DATA BLOCK |
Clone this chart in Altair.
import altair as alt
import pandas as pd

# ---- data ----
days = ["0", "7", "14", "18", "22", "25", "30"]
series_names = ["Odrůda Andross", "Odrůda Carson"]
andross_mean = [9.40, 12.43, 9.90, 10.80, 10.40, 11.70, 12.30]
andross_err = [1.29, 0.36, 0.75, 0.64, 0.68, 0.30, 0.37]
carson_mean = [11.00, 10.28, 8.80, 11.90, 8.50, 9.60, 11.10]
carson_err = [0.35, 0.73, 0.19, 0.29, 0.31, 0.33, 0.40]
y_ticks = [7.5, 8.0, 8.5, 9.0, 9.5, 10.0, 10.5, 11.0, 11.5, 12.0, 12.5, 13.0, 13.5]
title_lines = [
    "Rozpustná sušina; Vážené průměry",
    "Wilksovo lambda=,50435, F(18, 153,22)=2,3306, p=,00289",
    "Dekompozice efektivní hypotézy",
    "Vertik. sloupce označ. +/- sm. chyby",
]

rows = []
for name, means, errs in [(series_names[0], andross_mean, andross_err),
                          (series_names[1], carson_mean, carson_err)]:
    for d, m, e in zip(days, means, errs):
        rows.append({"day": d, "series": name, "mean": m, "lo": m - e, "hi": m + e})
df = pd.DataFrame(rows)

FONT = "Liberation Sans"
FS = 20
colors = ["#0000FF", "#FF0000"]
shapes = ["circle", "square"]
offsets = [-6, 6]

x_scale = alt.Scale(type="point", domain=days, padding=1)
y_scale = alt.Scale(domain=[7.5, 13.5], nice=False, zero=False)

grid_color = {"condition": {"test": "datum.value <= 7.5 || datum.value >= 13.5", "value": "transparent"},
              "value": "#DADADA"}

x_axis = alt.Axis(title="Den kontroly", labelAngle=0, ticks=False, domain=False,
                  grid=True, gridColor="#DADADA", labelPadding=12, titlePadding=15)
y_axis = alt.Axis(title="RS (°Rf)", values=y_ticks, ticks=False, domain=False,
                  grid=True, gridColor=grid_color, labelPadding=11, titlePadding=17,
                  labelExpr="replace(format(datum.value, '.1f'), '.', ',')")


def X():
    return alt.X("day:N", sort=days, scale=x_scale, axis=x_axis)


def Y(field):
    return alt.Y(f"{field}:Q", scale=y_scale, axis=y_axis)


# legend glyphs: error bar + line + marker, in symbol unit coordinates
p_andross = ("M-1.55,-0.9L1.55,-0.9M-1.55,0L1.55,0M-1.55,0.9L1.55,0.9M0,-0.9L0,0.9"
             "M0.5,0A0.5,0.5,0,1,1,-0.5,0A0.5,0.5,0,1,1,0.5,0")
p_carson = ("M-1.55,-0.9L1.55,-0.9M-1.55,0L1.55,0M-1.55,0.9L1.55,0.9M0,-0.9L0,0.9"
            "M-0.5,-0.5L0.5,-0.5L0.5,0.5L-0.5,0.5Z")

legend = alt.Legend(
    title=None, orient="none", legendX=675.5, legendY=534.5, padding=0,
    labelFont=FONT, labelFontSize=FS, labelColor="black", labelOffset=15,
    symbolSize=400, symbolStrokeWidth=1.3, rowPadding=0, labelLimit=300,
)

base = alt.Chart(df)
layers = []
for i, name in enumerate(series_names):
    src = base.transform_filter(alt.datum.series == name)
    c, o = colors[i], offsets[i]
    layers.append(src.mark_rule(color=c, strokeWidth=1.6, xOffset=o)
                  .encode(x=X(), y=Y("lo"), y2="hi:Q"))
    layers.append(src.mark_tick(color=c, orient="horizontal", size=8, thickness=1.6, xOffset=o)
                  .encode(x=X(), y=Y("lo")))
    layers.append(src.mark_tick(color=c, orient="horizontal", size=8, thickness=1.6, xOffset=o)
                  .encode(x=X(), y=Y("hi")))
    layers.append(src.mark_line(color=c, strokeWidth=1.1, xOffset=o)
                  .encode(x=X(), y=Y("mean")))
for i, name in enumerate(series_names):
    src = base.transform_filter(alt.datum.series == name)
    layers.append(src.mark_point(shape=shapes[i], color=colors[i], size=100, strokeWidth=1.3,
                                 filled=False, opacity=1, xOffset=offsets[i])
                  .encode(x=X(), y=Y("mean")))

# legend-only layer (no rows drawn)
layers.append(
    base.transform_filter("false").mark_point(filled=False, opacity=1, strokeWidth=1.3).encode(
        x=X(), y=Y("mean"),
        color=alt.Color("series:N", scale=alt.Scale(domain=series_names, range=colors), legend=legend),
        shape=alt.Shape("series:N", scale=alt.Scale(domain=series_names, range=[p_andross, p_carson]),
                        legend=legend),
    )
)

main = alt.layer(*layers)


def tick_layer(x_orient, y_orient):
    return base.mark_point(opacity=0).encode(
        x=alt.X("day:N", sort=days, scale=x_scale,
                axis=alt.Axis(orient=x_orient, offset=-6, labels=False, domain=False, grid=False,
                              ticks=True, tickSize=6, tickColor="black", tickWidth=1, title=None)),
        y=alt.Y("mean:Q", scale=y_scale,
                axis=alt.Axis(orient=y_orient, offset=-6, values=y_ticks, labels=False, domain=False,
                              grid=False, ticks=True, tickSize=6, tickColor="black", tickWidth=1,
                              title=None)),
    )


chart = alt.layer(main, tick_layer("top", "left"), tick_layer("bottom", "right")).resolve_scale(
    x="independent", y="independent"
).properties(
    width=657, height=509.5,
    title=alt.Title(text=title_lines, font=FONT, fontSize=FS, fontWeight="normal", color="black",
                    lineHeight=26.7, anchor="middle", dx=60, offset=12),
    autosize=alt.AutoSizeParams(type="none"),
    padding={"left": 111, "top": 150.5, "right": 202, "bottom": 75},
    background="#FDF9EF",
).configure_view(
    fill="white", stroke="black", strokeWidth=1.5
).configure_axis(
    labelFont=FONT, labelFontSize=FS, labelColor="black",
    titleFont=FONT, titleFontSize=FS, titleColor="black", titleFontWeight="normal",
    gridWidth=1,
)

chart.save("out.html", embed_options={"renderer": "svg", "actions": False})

STATED EXERCISE |
Reproduce the listing above word for word.

OUTPUT |
Clone this chart in Altair.
import altair as alt
import pandas as pd

# ---- data ----
days = ["0", "7", "14", "18", "22", "25", "30"]
series_names = ["Odrůda Andross", "Odrůda Carson"]
andross_mean = [9.40, 12.43, 9.90, 10.80, 10.40, 11.70, 12.30]
andross_err = [1.29, 0.36, 0.75, 0.64, 0.68, 0.30, 0.37]
carson_mean = [11.00, 10.28, 8.80, 11.90, 8.50, 9.60, 11.10]
carson_err = [0.35, 0.73, 0.19, 0.29, 0.31, 0.33, 0.40]
y_ticks = [7.5, 8.0, 8.5, 9.0, 9.5, 10.0, 10.5, 11.0, 11.5, 12.0, 12.5, 13.0, 13.5]
title_lines = [
    "Rozpustná sušina; Vážené průměry",
    "Wilksovo lambda=,50435, F(18, 153,22)=2,3306, p=,00289",
    "Dekompozice efektivní hypotézy",
    "Vertik. sloupce označ. +/- sm. chyby",
]

rows = []
for name, means, errs in [(series_names[0], andross_mean, andross_err),
                          (series_names[1], carson_mean, carson_err)]:
    for d, m, e in zip(days, means, errs):
        rows.append({"day": d, "series": name, "mean": m, "lo": m - e, "hi": m + e})
df = pd.DataFrame(rows)

FONT = "Liberation Sans"
FS = 20
colors = ["#0000FF", "#FF0000"]
shapes = ["circle", "square"]
offsets = [-6, 6]

x_scale = alt.Scale(type="point", domain=days, padding=1)
y_scale = alt.Scale(domain=[7.5, 13.5], nice=False, zero=False)

grid_color = {"condition": {"test": "datum.value <= 7.5 || datum.value >= 13.5", "value": "transparent"},
              "value": "#DADADA"}

x_axis = alt.Axis(title="Den kontroly", labelAngle=0, ticks=False, domain=False,
                  grid=True, gridColor="#DADADA", labelPadding=12, titlePadding=15)
y_axis = alt.Axis(title="RS (°Rf)", values=y_ticks, ticks=False, domain=False,
                  grid=True, gridColor=grid_color, labelPadding=11, titlePadding=17,
                  labelExpr="replace(format(datum.value, '.1f'), '.', ',')")


def X():
    return alt.X("day:N", sort=days, scale=x_scale, axis=x_axis)


def Y(field):
    return alt.Y(f"{field}:Q", scale=y_scale, axis=y_axis)


# legend glyphs: error bar + line + marker, in symbol unit coordinates
p_andross = ("M-1.55,-0.9L1.55,-0.9M-1.55,0L1.55,0M-1.55,0.9L1.55,0.9M0,-0.9L0,0.9"
             "M0.5,0A0.5,0.5,0,1,1,-0.5,0A0.5,0.5,0,1,1,0.5,0")
p_carson = ("M-1.55,-0.9L1.55,-0.9M-1.55,0L1.55,0M-1.55,0.9L1.55,0.9M0,-0.9L0,0.9"
            "M-0.5,-0.5L0.5,-0.5L0.5,0.5L-0.5,0.5Z")

legend = alt.Legend(
    title=None, orient="none", legendX=675.5, legendY=534.5, padding=0,
    labelFont=FONT, labelFontSize=FS, labelColor="black", labelOffset=15,
    symbolSize=400, symbolStrokeWidth=1.3, rowPadding=0, labelLimit=300,
)

base = alt.Chart(df)
layers = []
for i, name in enumerate(series_names):
    src = base.transform_filter(alt.datum.series == name)
    c, o = colors[i], offsets[i]
    layers.append(src.mark_rule(color=c, strokeWidth=1.6, xOffset=o)
                  .encode(x=X(), y=Y("lo"), y2="hi:Q"))
    layers.append(src.mark_tick(color=c, orient="horizontal", size=8, thickness=1.6, xOffset=o)
                  .encode(x=X(), y=Y("lo")))
    layers.append(src.mark_tick(color=c, orient="horizontal", size=8, thickness=1.6, xOffset=o)
                  .encode(x=X(), y=Y("hi")))
    layers.append(src.mark_line(color=c, strokeWidth=1.1, xOffset=o)
                  .encode(x=X(), y=Y("mean")))
for i, name in enumerate(series_names):
    src = base.transform_filter(alt.datum.series == name)
    layers.append(src.mark_point(shape=shapes[i], color=colors[i], size=100, strokeWidth=1.3,
                                 filled=False, opacity=1, xOffset=offsets[i])
                  .encode(x=X(), y=Y("mean")))

# legend-only layer (no rows drawn)
layers.append(
    base.transform_filter("false").mark_point(filled=False, opacity=1, strokeWidth=1.3).encode(
        x=X(), y=Y("mean"),
        color=alt.Color("series:N", scale=alt.Scale(domain=series_names, range=colors), legend=legend),
        shape=alt.Shape("series:N", scale=alt.Scale(domain=series_names, range=[p_andross, p_carson]),
                        legend=legend),
    )
)

main = alt.layer(*layers)


def tick_layer(x_orient, y_orient):
    return base.mark_point(opacity=0).encode(
        x=alt.X("day:N", sort=days, scale=x_scale,
                axis=alt.Axis(orient=x_orient, offset=-6, labels=False, domain=False, grid=False,
                              ticks=True, tickSize=6, tickColor="black", tickWidth=1, title=None)),
        y=alt.Y("mean:Q", scale=y_scale,
                axis=alt.Axis(orient=y_orient, offset=-6, values=y_ticks, labels=False, domain=False,
                              grid=False, ticks=True, tickSize=6, tickColor="black", tickWidth=1,
                              title=None)),
    )


chart = alt.layer(main, tick_layer("top", "left"), tick_layer("bottom", "right")).resolve_scale(
    x="independent", y="independent"
).properties(
    width=657, height=509.5,
    title=alt.Title(text=title_lines, font=FONT, fontSize=FS, fontWeight="normal", color="black",
                    lineHeight=26.7, anchor="middle", dx=60, offset=12),
    autosize=alt.AutoSizeParams(type="none"),
    padding={"left": 111, "top": 150.5, "right": 202, "bottom": 75},
    background="#FDF9EF",
).configure_view(
    fill="white", stroke="black", strokeWidth=1.5
).configure_axis(
    labelFont=FONT, labelFontSize=FS, labelColor="black",
    titleFont=FONT, titleFontSize=FS, titleColor="black", titleFontWeight="normal",
    gridWidth=1,
)

chart.save("out.html", embed_options={"renderer": "svg", "actions": False})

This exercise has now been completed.